_PROMPT_
Below are some entries. Output each one exactly as it appears.

_STORED RECORDS_
• • • • • • •

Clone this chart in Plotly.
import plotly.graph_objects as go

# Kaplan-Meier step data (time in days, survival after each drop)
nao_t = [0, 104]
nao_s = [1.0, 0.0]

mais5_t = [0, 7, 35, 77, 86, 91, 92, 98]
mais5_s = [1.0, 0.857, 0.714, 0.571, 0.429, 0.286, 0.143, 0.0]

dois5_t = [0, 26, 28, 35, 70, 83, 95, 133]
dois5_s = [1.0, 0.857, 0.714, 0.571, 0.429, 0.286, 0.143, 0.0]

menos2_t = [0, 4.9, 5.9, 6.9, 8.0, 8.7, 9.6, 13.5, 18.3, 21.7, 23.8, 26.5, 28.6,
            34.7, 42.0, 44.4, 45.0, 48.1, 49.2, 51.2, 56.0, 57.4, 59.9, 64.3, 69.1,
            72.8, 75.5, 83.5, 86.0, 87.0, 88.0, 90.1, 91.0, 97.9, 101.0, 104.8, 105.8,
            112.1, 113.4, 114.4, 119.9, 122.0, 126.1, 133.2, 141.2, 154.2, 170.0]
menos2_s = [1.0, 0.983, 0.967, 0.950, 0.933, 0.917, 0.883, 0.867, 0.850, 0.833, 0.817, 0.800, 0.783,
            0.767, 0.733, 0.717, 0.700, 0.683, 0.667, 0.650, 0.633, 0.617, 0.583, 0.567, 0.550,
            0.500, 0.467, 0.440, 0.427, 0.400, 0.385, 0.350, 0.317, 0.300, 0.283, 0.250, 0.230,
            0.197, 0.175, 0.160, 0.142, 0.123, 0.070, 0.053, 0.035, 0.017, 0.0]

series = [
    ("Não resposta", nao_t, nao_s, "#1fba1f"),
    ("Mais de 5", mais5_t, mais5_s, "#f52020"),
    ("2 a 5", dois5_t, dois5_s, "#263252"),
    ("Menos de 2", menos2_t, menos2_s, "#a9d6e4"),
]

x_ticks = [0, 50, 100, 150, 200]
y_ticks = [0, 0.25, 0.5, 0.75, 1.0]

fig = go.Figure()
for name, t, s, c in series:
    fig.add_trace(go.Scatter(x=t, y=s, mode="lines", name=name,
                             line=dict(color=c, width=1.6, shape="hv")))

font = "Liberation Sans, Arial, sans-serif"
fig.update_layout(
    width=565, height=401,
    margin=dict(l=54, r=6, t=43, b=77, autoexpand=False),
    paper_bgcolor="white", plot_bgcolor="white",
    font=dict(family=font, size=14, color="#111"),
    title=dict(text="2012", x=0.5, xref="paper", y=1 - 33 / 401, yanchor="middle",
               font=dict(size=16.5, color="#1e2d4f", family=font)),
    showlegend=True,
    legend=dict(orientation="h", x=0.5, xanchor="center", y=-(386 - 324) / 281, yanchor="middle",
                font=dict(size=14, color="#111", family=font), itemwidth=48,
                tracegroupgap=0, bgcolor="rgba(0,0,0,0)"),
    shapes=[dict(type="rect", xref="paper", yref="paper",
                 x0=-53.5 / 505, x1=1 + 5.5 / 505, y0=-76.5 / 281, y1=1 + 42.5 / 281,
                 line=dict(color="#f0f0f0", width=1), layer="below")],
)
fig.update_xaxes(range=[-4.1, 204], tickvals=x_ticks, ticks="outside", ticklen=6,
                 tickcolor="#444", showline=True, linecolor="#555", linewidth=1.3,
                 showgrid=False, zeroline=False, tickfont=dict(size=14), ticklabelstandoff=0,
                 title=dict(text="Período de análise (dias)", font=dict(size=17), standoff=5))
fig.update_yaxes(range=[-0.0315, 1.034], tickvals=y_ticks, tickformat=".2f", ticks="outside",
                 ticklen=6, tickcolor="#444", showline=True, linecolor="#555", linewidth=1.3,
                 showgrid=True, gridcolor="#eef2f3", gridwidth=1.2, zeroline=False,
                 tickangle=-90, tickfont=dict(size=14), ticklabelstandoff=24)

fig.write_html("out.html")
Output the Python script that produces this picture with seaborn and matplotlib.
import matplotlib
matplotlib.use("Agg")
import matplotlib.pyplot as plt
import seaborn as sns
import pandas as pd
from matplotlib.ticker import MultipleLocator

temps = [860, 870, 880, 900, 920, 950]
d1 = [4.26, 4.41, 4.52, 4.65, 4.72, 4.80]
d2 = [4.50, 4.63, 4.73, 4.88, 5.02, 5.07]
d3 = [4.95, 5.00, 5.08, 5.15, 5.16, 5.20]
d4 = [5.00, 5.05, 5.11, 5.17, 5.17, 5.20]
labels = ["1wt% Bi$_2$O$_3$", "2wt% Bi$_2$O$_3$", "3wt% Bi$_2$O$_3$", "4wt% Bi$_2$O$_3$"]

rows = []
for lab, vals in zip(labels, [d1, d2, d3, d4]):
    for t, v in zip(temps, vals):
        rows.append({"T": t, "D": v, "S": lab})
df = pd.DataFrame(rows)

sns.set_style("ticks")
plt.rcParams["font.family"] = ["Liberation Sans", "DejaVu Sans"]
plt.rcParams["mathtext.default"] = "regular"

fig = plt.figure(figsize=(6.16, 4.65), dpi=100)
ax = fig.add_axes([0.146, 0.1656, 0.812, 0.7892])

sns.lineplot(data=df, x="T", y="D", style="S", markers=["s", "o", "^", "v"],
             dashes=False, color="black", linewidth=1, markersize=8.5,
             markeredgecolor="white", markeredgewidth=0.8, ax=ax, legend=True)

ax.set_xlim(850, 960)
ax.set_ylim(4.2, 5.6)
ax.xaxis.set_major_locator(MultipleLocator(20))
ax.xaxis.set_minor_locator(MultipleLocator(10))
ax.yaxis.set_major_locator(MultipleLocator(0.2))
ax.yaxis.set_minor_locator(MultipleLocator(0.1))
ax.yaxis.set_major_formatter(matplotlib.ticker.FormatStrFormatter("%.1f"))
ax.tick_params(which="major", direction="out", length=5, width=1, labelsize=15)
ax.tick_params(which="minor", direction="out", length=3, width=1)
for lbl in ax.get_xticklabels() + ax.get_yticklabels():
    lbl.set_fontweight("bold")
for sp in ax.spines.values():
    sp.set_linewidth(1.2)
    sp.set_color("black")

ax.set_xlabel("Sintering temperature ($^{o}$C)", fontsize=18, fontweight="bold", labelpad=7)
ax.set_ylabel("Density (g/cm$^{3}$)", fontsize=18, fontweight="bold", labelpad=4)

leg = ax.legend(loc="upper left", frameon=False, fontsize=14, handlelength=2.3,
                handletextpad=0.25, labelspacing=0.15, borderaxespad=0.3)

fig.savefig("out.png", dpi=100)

• • • • • • •

_TASK OUTPUT_
Clone this chart in Plotly.
import plotly.graph_objects as go

# Kaplan-Meier step data (time in days, survival after each drop)
nao_t = [0, 104]
nao_s = [1.0, 0.0]

mais5_t = [0, 7, 35, 77, 86, 91, 92, 98]
mais5_s = [1.0, 0.857, 0.714, 0.571, 0.429, 0.286, 0.143, 0.0]

dois5_t = [0, 26, 28, 35, 70, 83, 95, 133]
dois5_s = [1.0, 0.857, 0.714, 0.571, 0.429, 0.286, 0.143, 0.0]

menos2_t = [0, 4.9, 5.9, 6.9, 8.0, 8.7, 9.6, 13.5, 18.3, 21.7, 23.8, 26.5, 28.6,
            34.7, 42.0, 44.4, 45.0, 48.1, 49.2, 51.2, 56.0, 57.4, 59.9, 64.3, 69.1,
            72.8, 75.5, 83.5, 86.0, 87.0, 88.0, 90.1, 91.0, 97.9, 101.0, 104.8, 105.8,
            112.1, 113.4, 114.4, 119.9, 122.0, 126.1, 133.2, 141.2, 154.2, 170.0]
menos2_s = [1.0, 0.983, 0.967, 0.950, 0.933, 0.917, 0.883, 0.867, 0.850, 0.833, 0.817, 0.800, 0.783,
            0.767, 0.733, 0.717, 0.700, 0.683, 0.667, 0.650, 0.633, 0.617, 0.583, 0.567, 0.550,
            0.500, 0.467, 0.440, 0.427, 0.400, 0.385, 0.350, 0.317, 0.300, 0.283, 0.250, 0.230,
            0.197, 0.175, 0.160, 0.142, 0.123, 0.070, 0.053, 0.035, 0.017, 0.0]

series = [
    ("Não resposta", nao_t, nao_s, "#1fba1f"),
    ("Mais de 5", mais5_t, mais5_s, "#f52020"),
    ("2 a 5", dois5_t, dois5_s, "#263252"),
    ("Menos de 2", menos2_t, menos2_s, "#a9d6e4"),
]

x_ticks = [0, 50, 100, 150, 200]
y_ticks = [0, 0.25, 0.5, 0.75, 1.0]

fig = go.Figure()
for name, t, s, c in series:
    fig.add_trace(go.Scatter(x=t, y=s, mode="lines", name=name,
                             line=dict(color=c, width=1.6, shape="hv")))

font = "Liberation Sans, Arial, sans-serif"
fig.update_layout(
    width=565, height=401,
    margin=dict(l=54, r=6, t=43, b=77, autoexpand=False),
    paper_bgcolor="white", plot_bgcolor="white",
    font=dict(family=font, size=14, color="#111"),
    title=dict(text="2012", x=0.5, xref="paper", y=1 - 33 / 401, yanchor="middle",
               font=dict(size=16.5, color="#1e2d4f", family=font)),
    showlegend=True,
    legend=dict(orientation="h", x=0.5, xanchor="center", y=-(386 - 324) / 281, yanchor="middle",
                font=dict(size=14, color="#111", family=font), itemwidth=48,
                tracegroupgap=0, bgcolor="rgba(0,0,0,0)"),
    shapes=[dict(type="rect", xref="paper", yref="paper",
                 x0=-53.5 / 505, x1=1 + 5.5 / 505, y0=-76.5 / 281, y1=1 + 42.5 / 281,
                 line=dict(color="#f0f0f0", width=1), layer="below")],
)
fig.update_xaxes(range=[-4.1, 204], tickvals=x_ticks, ticks="outside", ticklen=6,
                 tickcolor="#444", showline=True, linecolor="#555", linewidth=1.3,
                 showgrid=False, zeroline=False, tickfont=dict(size=14), ticklabelstandoff=0,
                 title=dict(text="Período de análise (dias)", font=dict(size=17), standoff=5))
fig.update_yaxes(range=[-0.0315, 1.034], tickvals=y_ticks, tickformat=".2f", ticks="outside",
                 ticklen=6, tickcolor="#444", showline=True, linecolor="#555", linewidth=1.3,
                 showgrid=True, gridcolor="#eef2f3", gridwidth=1.2, zeroline=False,
                 tickangle=-90, tickfont=dict(size=14), ticklabelstandoff=24)

fig.write_html("out.html")
Output the Python script that produces this picture with seaborn and matplotlib.
import matplotlib
matplotlib.use("Agg")
import matplotlib.pyplot as plt
import seaborn as sns
import pandas as pd
from matplotlib.ticker import MultipleLocator

temps = [860, 870, 880, 900, 920, 950]
d1 = [4.26, 4.41, 4.52, 4.65, 4.72, 4.80]
d2 = [4.50, 4.63, 4.73, 4.88, 5.02, 5.07]
d3 = [4.95, 5.00, 5.08, 5.15, 5.16, 5.20]
d4 = [5.00, 5.05, 5.11, 5.17, 5.17, 5.20]
labels = ["1wt% Bi$_2$O$_3$", "2wt% Bi$_2$O$_3$", "3wt% Bi$_2$O$_3$", "4wt% Bi$_2$O$_3$"]

rows = []
for lab, vals in zip(labels, [d1, d2, d3, d4]):
    for t, v in zip(temps, vals):
        rows.append({"T": t, "D": v, "S": lab})
df = pd.DataFrame(rows)

sns.set_style("ticks")
plt.rcParams["font.family"] = ["Liberation Sans", "DejaVu Sans"]
plt.rcParams["mathtext.default"] = "regular"

fig = plt.figure(figsize=(6.16, 4.65), dpi=100)
ax = fig.add_axes([0.146, 0.1656, 0.812, 0.7892])

sns.lineplot(data=df, x="T", y="D", style="S", markers=["s", "o", "^", "v"],
             dashes=False, color="black", linewidth=1, markersize=8.5,
             markeredgecolor="white", markeredgewidth=0.8, ax=ax, legend=True)

ax.set_xlim(850, 960)
ax.set_ylim(4.2, 5.6)
ax.xaxis.set_major_locator(MultipleLocator(20))
ax.xaxis.set_minor_locator(MultipleLocator(10))
ax.yaxis.set_major_locator(MultipleLocator(0.2))
ax.yaxis.set_minor_locator(MultipleLocator(0.1))
ax.yaxis.set_major_formatter(matplotlib.ticker.FormatStrFormatter("%.1f"))
ax.tick_params(which="major", direction="out", length=5, width=1, labelsize=15)
ax.tick_params(which="minor", direction="out", length=3, width=1)
for lbl in ax.get_xticklabels() + ax.get_yticklabels():
    lbl.set_fontweight("bold")
for sp in ax.spines.values():
    sp.set_linewidth(1.2)
    sp.set_color("black")

ax.set_xlabel("Sintering temperature ($^{o}$C)", fontsize=18, fontweight="bold", labelpad=7)
ax.set_ylabel("Density (g/cm$^{3}$)", fontsize=18, fontweight="bold", labelpad=4)

leg = ax.legend(loc="upper left", frameon=False, fontsize=14, handlelength=2.3,
                handletextpad=0.25, labelspacing=0.15, borderaxespad=0.3)

fig.savefig("out.png", dpi=100)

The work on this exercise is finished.